Unlike most tools in the category, Pinboard is not free. There's a one-time fee for getting access to the service, and the fee is going up. For every person that signs on, the fee rises a tenth of a penny. As of this writing, the gate fee is $5.03, indicating that the service has about 5,030 users. It's free to use after payment, although Ceglowski may eventually charge a subscription fee for additional features. He'll give users credit for their sign-up fee if he does that.

Pinboard has several fast ways to save links, including this pop-up bookmarklet. Screenshot by Rafe Needleman/CNET

There's no trial period, but there is a three-day satisfaction guarantee. The whole thing is part of Ceglowski's plan to build a product he likes, make enough money to support himself for a while doing it, stay small, and prevent the service from filling up with spam accounts and bogus links.

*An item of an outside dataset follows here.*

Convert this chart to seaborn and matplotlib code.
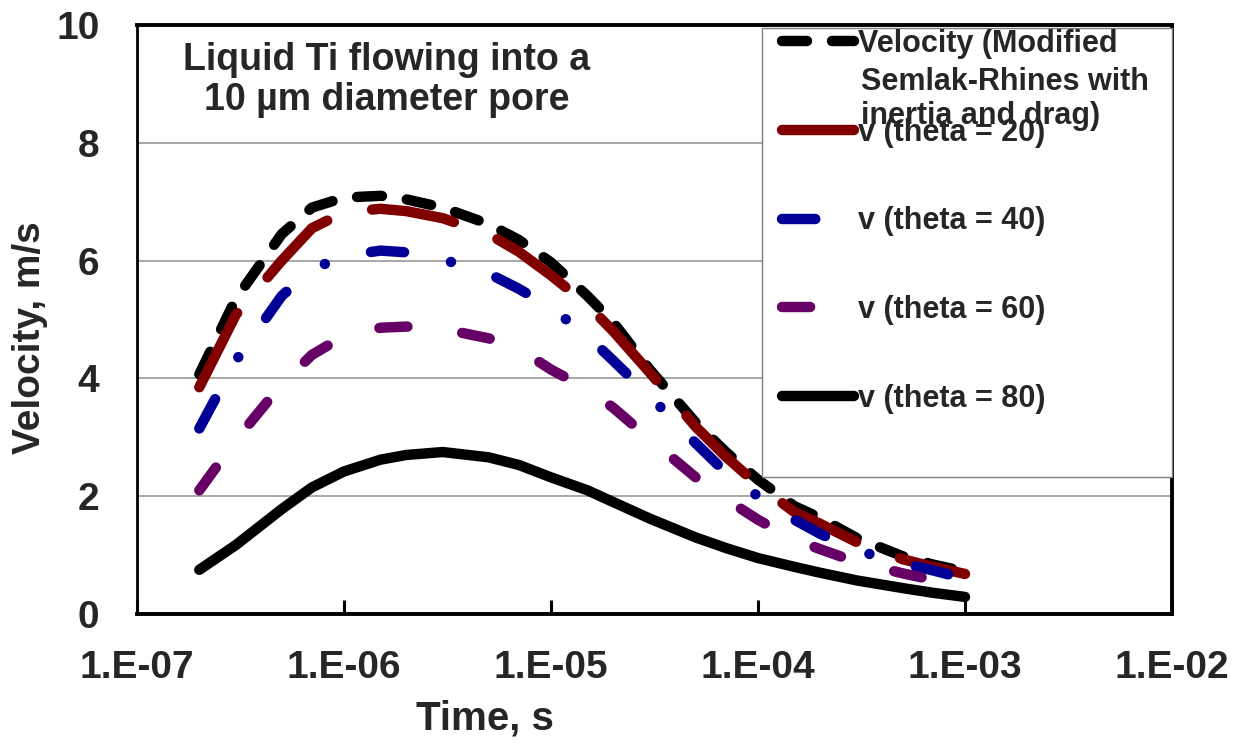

I asked Ceglowski, via IM, if he thought this upfront payment plan was limiting the growth of his user base. He told me that infinite growth is not the goal. "The site is spam-free and I was able to collect enough money to work on it full time for a while; those were my main goals," he wrote. Ceglowski lives in Romania and is the only person working on this project full time.

In fact, he appears to want to actively avoid rapid growth. "I have seen a lot of free services burn up all their development time scaling for users," he said. He has no plan to cap the gate fee as more people sign on. "I am tempted to just let it go up and see what happens," he says.

Ceglowski built the Pinboard serivce, he says, after watching the Magnolia meltdown and watching Delicious become big and bloated. In fact, it was Delicious founder Joshua Schachter who gave Ceglowski the idea for the escalating sign-up fee.

Ceglowski set me up with a (free) reviewer's account before our chat. After talking with Ceglowski I told him I felt bad that I didn't pay the $5.03 gate fee. He just said, "That's ten loaves of fine Romanian bread, I'll have you know."